Pirates is like a Zelda-meets-Tomb Raider, though the actual environments you'll explore are pretty original, as is the method by which you'll get around.
Originally known as Pirates of Skull Cove and revealed shortly after the launch of the PlayStation 2, Westwood's high-seas 3D action-adventure game has been a long time in the making. But after years in development, a title change, and a slight change of design focus along the way, Pirates: Legend of Black Kat is finally done--and there's a lot to like about it. Pirates is essentially a sprawling 3D adventure that's like a Zelda-meets-Tomb Raider, though the actual environments you'll explore are pretty original, as is the method by which you'll get around. Throughout the game, you'll have access to a ship and a crew, which you'll use to sail between groups of tropical islands that make up the game's setting. In Pirates, the act of seafaring is really a game in and of itself, which simultaneously provides a good contrast to the third-person adventure gameplay and complements the act of exploration.
Throughout Pirates, you'll play as Katarina de Leon, or Kat, a buxom female pirate, though she has heroic traits that help make her generally likable. As Kat, you'll sail between and explore a series of island worlds in your quest both to avenge the death of your father and to rid the world of a group of bloodthirsty pirates. The game's story is colorful and well rooted in the sorts of swashbuckling antics you've come to associate with adventure on the high seas. Cutscenes are used quite liberally throughout the game to move the story along, and since the game is not entirely linear, things won't get predictable.
Pirates is arranged much like a platform game, in "worlds" that for the most part consist of groups of several islands. Each island in any given world is a stand-alone environment, usually composed of a number of smaller landmasses, which you travel between by boat. The environments themselves are simply huge, and they seem quite alive as you sail through them--enemy boats can be found patrolling the shores, and occupied forts will fire on you if you get too close. You can spot prominent features on islands as you coast by, which will no doubt encourage you to explore them. Indeed, you'll be able to explore many of these landmasses on foot; you merely have to look for a dock on the island. Most worlds will feature at least a couple of islands that you can explore, as well as some shops that you have to liberate from the evil pirates. Special areas are also quite common, where you'll meet characters who will send you on quests, sell you things, or battle you. Actually, the game's boss battles are rather drawn out and satisfying.

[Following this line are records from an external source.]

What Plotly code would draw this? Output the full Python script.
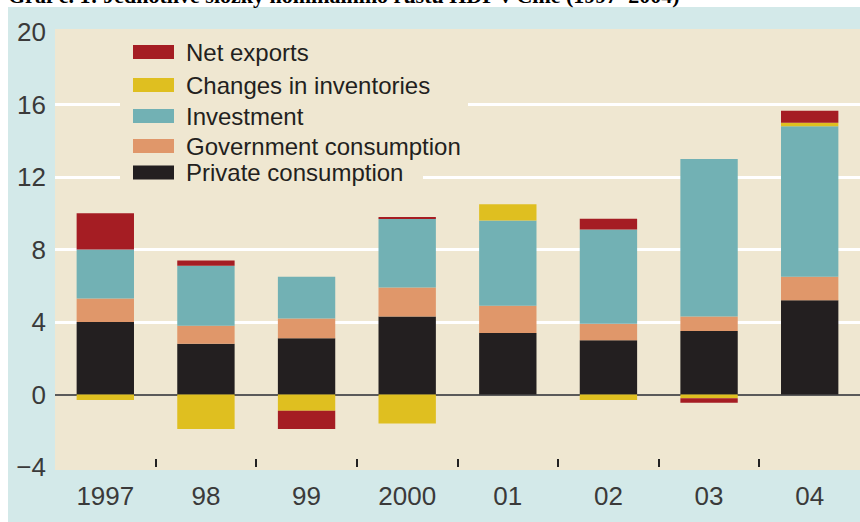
import plotly.graph_objects as go

# ---- data ----
years = ["1997", "98", "99", "2000", "01", "02", "03", "04"]
private_consumption = [4.0, 2.8, 3.1, 4.3, 3.4, 3.0, 3.5, 5.2]
government_consumption = [1.3, 1.0, 1.1, 1.6, 1.5, 0.9, 0.8, 1.3]
investment = [2.7, 3.3, 2.3, 3.8, 4.7, 5.2, 8.7, 8.3]
changes_in_inventories = [-0.3, -1.9, -0.9, -1.6, 0.9, -0.3, -0.2, 0.2]
net_exports = [2.0, 0.3, -1.0, 0.05, 0.0, 0.6, -0.25, 0.65]
y_ticks = [-4, 0, 4, 8, 12, 16, 20]
title_text = "Graf č. 1: Jednotlivé složky nominálního růstu HDP v Číně (1997–2004)"

series = [
    ("Private consumption", private_consumption, "#231f20"),
    ("Government consumption", government_consumption, "#e0976a"),
    ("Investment", investment, "#72b1b4"),
    ("Changes in inventories", changes_in_inventories, "#dfbf20"),
    ("Net exports", net_exports, "#a51d23"),
]

CREAM = "#efe7d1"
BLUE = "#d3e9e9"
FONT = "Liberation Sans, Arial, sans-serif"

fig = go.Figure()
for name, vals, col in series:
    fig.add_trace(go.Bar(x=years, y=vals, name=name, marker=dict(color=col, line=dict(width=0)),
                         showlegend=False))

# pixel helpers for layout (plot area 55..860 x 32..467)
L, R, T, B = 55, 860, 32, 467
def px(x):
    return (x - L) / (R - L)
def py(y):
    return (B - y) / (B - T)

shapes = [
    # white strips at top / left edges of image
    dict(type="rect", xref="paper", yref="paper", x0=px(-5), x1=px(870), y0=py(7), y1=py(-5),
         fillcolor="white", line=dict(width=0), layer="below"),
    dict(type="rect", xref="paper", yref="paper", x0=px(-5), x1=px(8), y0=py(530), y1=py(-5),
         fillcolor="white", line=dict(width=0), layer="below"),
    # legend background boxes
    dict(type="rect", xref="paper", yref="paper", x0=px(120), x1=px(468), y0=py(160), y1=py(36),
         fillcolor=CREAM, line=dict(width=0), layer="above"),
    dict(type="rect", xref="paper", yref="paper", x0=px(120), x1=px(423), y0=py(187), y1=py(159),
         fillcolor=CREAM, line=dict(width=0), layer="above"),
]
annotations = []
legend_rows = [52, 85, 116, 146, 172.5]
for (name, vals, col), yc in zip(reversed(series), legend_rows):
    shapes.append(dict(type="rect", xref="paper", yref="paper", x0=px(133), x1=px(174),
                       y0=py(yc + 7), y1=py(yc - 7), fillcolor=col, line=dict(width=0), layer="above"))
    annotations.append(dict(text=name, xref="paper", yref="paper", x=px(184), y=py(yc),
                            xanchor="left", yanchor="middle", showarrow=False,
                            font=dict(family=FONT, size=24, color="#231f20")))

annotations.append(dict(text="<b>" + title_text + "</b>", xref="paper", yref="paper",
                        x=px(6), y=py(10), xanchor="left", yanchor="bottom", showarrow=False,
                        font=dict(family="Liberation Serif, Times New Roman, serif", size=22, color="black")))

fig.update_layout(
    width=860, height=522,
    margin=dict(l=L, r=860 - R, t=T, b=522 - B, autoexpand=False),
    paper_bgcolor=BLUE, plot_bgcolor=CREAM,
    barmode="relative", bargap=0.43,
    shapes=shapes, annotations=annotations,
    xaxis=dict(type="category", tickson="boundaries", ticks="inside", ticklen=8, tickwidth=1.5,
               tickcolor="#222222", showgrid=False, tickfont=dict(family=FONT, size=26, color="#3a3a3a"),
               showline=True, linecolor=CREAM, linewidth=3, mirror=True, ticklabelstandoff=4,
               automargin=False),
    yaxis=dict(range=[-4, 20], tickvals=y_ticks, showgrid=True, gridcolor="white", gridwidth=2.5,
               zeroline=True, zerolinecolor="#5a5a5a", zerolinewidth=1.5,
               tickfont=dict(family=FONT, size=26, color="#3a3a3a"), ticks="", ticklabelstandoff=8,
               automargin=False),
)

fig.write_html("out.html", config={"displayModeBar": False},
               post_script="document.body.style.margin='0px';")
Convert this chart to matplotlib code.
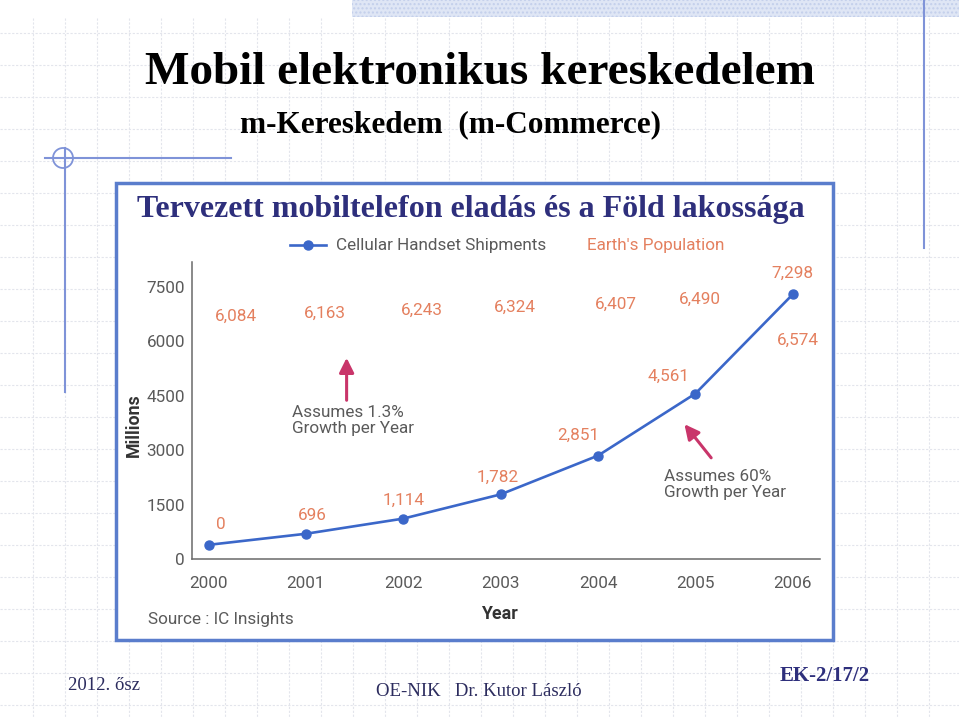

In general, the action on foot is enjoyable as well, largely because of how mobile Kat is and also because of the game's well-done control scheme. Kat can perform a smooth five-hit combo with her sword and execute a handful of special attacks. She'll also have access to a number of miscellaneous weapons, which you can purchase or sometimes find in the game's environments--things such as throwing knives and grenades. During battle, the camera can cause some problems--enemies will sometimes sneak up on you from out of your view--but if you've played games like Tomb Raider, you'll be used to this. Of course, Kat can jump in addition to attack with her sword, and she can even double-jump, though jumping as an evasive measure won't do you much good. Fortunately, you can control your jump in midair, so you'll use it to mainly traverse the environments.
The environments themselves are large and seem lifelike and realistic. Fortunately, you won't always have to run from one area to the next. You'll find convenient "warp points" that can whisk you to remote or otherwise inaccessible areas within the environments. You'll often use these warp points to return to the safety of your ship after trudging through a particularly rough series of battles. You'll encounter a wide variety of enemies, which is great--you'll fight all kinds of pirates and monsters (both living and undead), and you'll be able to distinguish different types of enemies within groups of foes.
As you might expect, a privateer like Kat wouldn't be in it just for the danger, so you can expect to find some rich rewards for your troubles. Much of the treasure you'll find will be retrieved from defeated enemies, but some of it you'll also find buried. Luckily for her, Kat is psychically sensitive to the presence of buried treasure, and your controller will slightly rumble when you're near some. Once you unearth the treasure, you'll also need the proper key to open the chest--there are several different types hidden throughout the world, and once you find one, you'll be able to open all chests that correspond to it. This provides some incentive to go back and explore previously visited areas.